Pembebanan Hak Tanggungan diterapkan berdasarkan 2 tahap proses yakni, melalui cara pemberian Hak Tanggungan, yang dibuat dihadapan PPAT, tahap kedua yaitu mendaftarkan pada kantor pertanahan. Tata cara dalam memberikan hak tanggungan wajib lebih dulu membuat kesepakatan guna memberi hak tanggungan yang mana sebagai penjaminan dalam pelunasan utang piutang. Kesepakatan yang dimaksud sebelumnya dipergunakan untuk memberikan hak tanggungan yang dimasukkan pada bagian perjanjian utang dari pihak yang terkait ataupun perjanjian lain yang dibuat dalam utang piutang tersebut. Tahap ini diatur dalam Pasal 10 ayat (1) UUHT yang mengatur “Pemberian Hak Tanggungan didahului dengan janji untuk memberikan Hak Tanggungan sebagai jaminan pelunasan utang tertentu, yang dituangkan didalam dan merupakan bagian tak terpisahkan dari perjanjian utangnya”. Makna pasal tersebut menguraikan saat memberikan hak tanggungan wajib dibuat perjanjian sebelumnya, selanjutnya perjanjian yang disyaratkan wajib tertuang dalam perjanjian utang maupun perjanjian yang berkaitan dan menimbulkan utang lainnya. Hal ini merupakan implementasi dari pasal tersebut. Sebelum APHT dibuat kedalam suatu perjanjian utang dan dituliskan kata “janji” dalam memberikan hak tanggungan yang sebagai penjaminan dalam pelunasan suatu utang. Sifat dari hak tanggungan

merupakan perjanjian acessoir. Berdasarkan Pasal 10 ayat (1) UUHT, saat memberikan hak tanggunga harus menyebabkan keterkaitan hukum utang piutang yang ada jaminan pelunasannya.

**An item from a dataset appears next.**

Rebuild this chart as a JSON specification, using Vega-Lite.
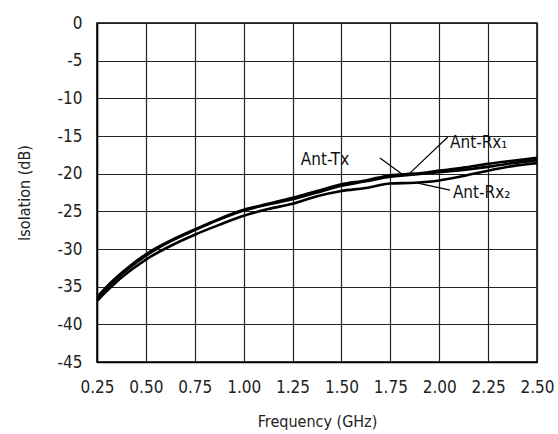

Penerapan Pasal 10 UUHT pada praktik perkreditan di Bank bisa dilihat dari muatan perjanjian pokoknya dimana mencantumkan klausula mengenai agunan, hal yang diatur diklausula tersebut ialah untuk penjaminan membayar piutang nasabah/debitur pada pihak bank, baik berupa pinjaman pokok, denda, bunga serta biaya lain, sehingga debitur menyerahkan agunan tanah dan bangunan, selanjutnya hasil karya dan tanaman yang diatas tanah tersebut merupakan milik yang memegang hak atas tanah serta atas penyerahannya untuk dibuatkan SKMHT. Dalam hak tanggungan, janji yang dimaksud perlu diperhatikan sebab frasa “didalam dan merupakan bagian” dalam perjanjian pokok tersebut sesuai yang diatur pada Pasal 10 ayat (1) UUHT, tidak akan mungkin janji memberikan hak tanggungan dijalankan pada akta yang terpisah, juga memakai SKMHT. Hasilnya adalah “janji” dalam memberi hak tanggungan wajib dituliskan lebih dulu pada perjanjian piutang pada perjanjian pokok. Dalam memberi APHT harus bertumpu pada perjanjian utang yang ada sebelum nya menjanjikan tentang memberi hak tanggungan. Jika kreditur wanprestasi/lalai dalam perjanjian utang, maka selanjutnya kreditur tidak memiliki wewenang untuk melakukan penuntutan disisi lain dalam memberi hak tanggungan dilakukan cuma-cuma oleh nasabah/debitur(pihak ketiga) diperbolehkan.8

Pasal 10 ayat (1) UUHT mengatur bahwa suatu perjanjian yang menyebabkan timbulnya utang dapat dibuatkan akta dibawah tangan ataupun wajib dibuatkan menggunakan akta otentik, sesuai dengan ketentuan perjanjian tersebut. Perjanjian yang menyebabkan keterkaitan utang diatur dalam Pasal 10 ayat (10) UUHT, bisa diadakan dengan berdasar pada akta dibawah tangan ataupun berupa akta autentik yang sesuai dengan pengaturan hukum tentang materi perjanjian. Penjelasan tersebut bermakna keterkaitan dua pihak yang dalam perjanjian utang piutang wajib membuat secara tertulis dan dapat membuat perjanjian dibawah tangan selama muatannya tidak menyimpang dari syarat perjanjian. Pada dasarnya perjanjian kredit dapat diikat dengan bentuk perjanjian akta dibawah tangan ataupun menggunakan akta notariil. Namun dalam praktiknya yang diberlakukan dalam pemberian kredit dengan jumlah besar pada umumnya dibuat menggunakan akta notaris, sedangkan kredit dengan jumlah kecil hanya dibuat menggunakan akta di bawah tangan. UUHT juga mengatur satutus tanah yang dapat dijadikan objek hak tanggungan yaitu hak guna usaha (HGU), Hak Milik, hak guna bangunan (HGB), Hak Pakai atas tanah negara dengan syarat didaftar serta mengandung sifat bisa dialihkan.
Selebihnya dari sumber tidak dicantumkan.